SEC v. Hallam, No. 21-10222 (5th Cir. 2022)Annotate this Case
The SEC accused Defendant of violating antifraud and registration provisions of the Securities Act and antifraud provisions of the Exchange Act and Rule 10b-5. Defendant neither admitted nor denied those allegations but consented to a judgment containing four relevant prongs of relief. The SEC asked for “disgorgement” in that amount and calculated the prejudgment interest at $424,375.38. It did not specify the appropriate civil penalty but requested that the court impose one of the options in the highest tier allowed by statute.
The court entered final judgment ordering Defendant to pay $1,901,480 in “disgorgement” and $424,375.38 in prejudgment interest. It also imposed a civil penalty after concluding that Defendant’s conduct merited the highest amount provided by the Exchange Act
Defendant appealed each of those orders and the denial of an evidentiary hearing. He says the lack of an evidentiary hearing denied him due process. He also renews three substantive challenges to the district court’s remedies. The Fifth Circuit affirmed the district court’s judgment order.
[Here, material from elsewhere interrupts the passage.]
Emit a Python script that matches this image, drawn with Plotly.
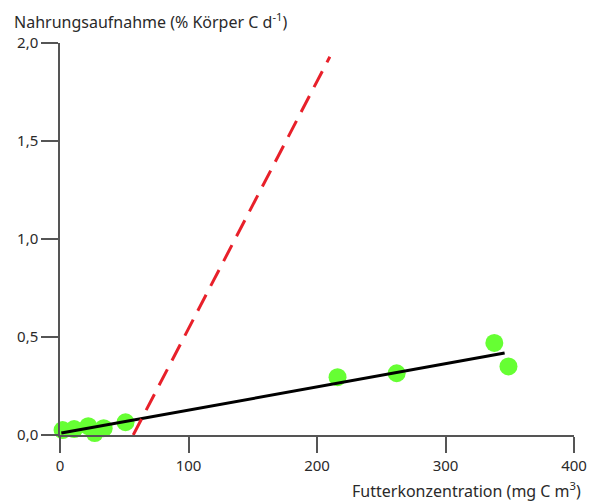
import plotly.graph_objects as go

# Measured data
food_conc = [2, 11, 22, 27, 34, 51, 216, 262, 338, 349]
uptake = [0.025, 0.03, 0.045, 0.01, 0.035, 0.065, 0.295, 0.315, 0.47, 0.35]

# Regression line (black) endpoints
reg_x = [1, 346]
reg_y = [0.01, 0.418]

# Red dashed line endpoints
red_x = [57, 210]
red_y = [0.0, 1.93]

x_ticks = [0, 100, 200, 300, 400]
y_ticks = [0.0, 0.5, 1.0, 1.5, 2.0]

FONT = "Noto Sans"
AX = "#2a2a2a"

fig = go.Figure()
fig.add_trace(go.Scatter(x=food_conc, y=uptake, mode="markers",
                         marker=dict(color="#66FF33", size=18, line=dict(width=0)),
                         cliponaxis=False, showlegend=False))
fig.add_trace(go.Scatter(x=reg_x, y=reg_y, mode="lines",
                         line=dict(color="black", width=3), cliponaxis=False, showlegend=False))
fig.add_trace(go.Scatter(x=red_x, y=red_y, mode="lines",
                         line=dict(color="#E8202A", width=3, dash="18px,10px"),
                         cliponaxis=False, showlegend=False))

fig.update_layout(
    width=589, height=501,
    margin=dict(l=60, r=15, t=43, b=66, autoexpand=False),
    paper_bgcolor="white", plot_bgcolor="white",
    separators=",.",
    font=dict(family=FONT, size=16, color=AX),
    xaxis=dict(range=[0, 400], tickvals=x_ticks, showgrid=False, zeroline=False,
               automargin=False, ticklabeloverflow="allow",
               showline=True, linecolor="#555555", linewidth=1.5, ticks="outside",
               ticklen=16, tickwidth=1.5, tickcolor="#555555", tickfont=dict(size=15)),
    yaxis=dict(range=[0, 2], tickvals=y_ticks, tickformat=".1f", showgrid=False,
               automargin=False,
               zeroline=False, showline=True, linecolor="#555555", linewidth=1.5,
               ticks="outside", ticklen=17, tickwidth=1.5, tickcolor="#555555",
               tickfont=dict(size=15)),
    annotations=[
        dict(text="Nahrungsaufnahme (% Körper C d<sup>-1</sup>)", xref="paper", yref="paper",
             x=-48/514, y=1 + 22/392, xanchor="left", yanchor="middle", showarrow=False,
             font=dict(size=16, color=AX)),
        dict(text="Futterkonzentration (mg C m<sup>3</sup>)", xref="paper", yref="paper",
             x=1 + 9/514, y=-55/392, xanchor="right", yanchor="middle", showarrow=False,
             font=dict(size=16, color=AX)),
    ],
)

fig.write_html("out.html",
               config={"displayModeBar": False},
               post_script="document.body.style.margin='0';document.body.style.overflow='hidden';")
The court explained that none of Defendant’s challenges to the district court’s remedies has merit. He has foreclosed some of them by failing to raise them timely or to raise them properly. And Congress has foreclosed his position on the availability of disgorgement without tracing or a profit-generating res. The district court had authority to impose each element of its remedies, and it did not abuse its discretion in doing so.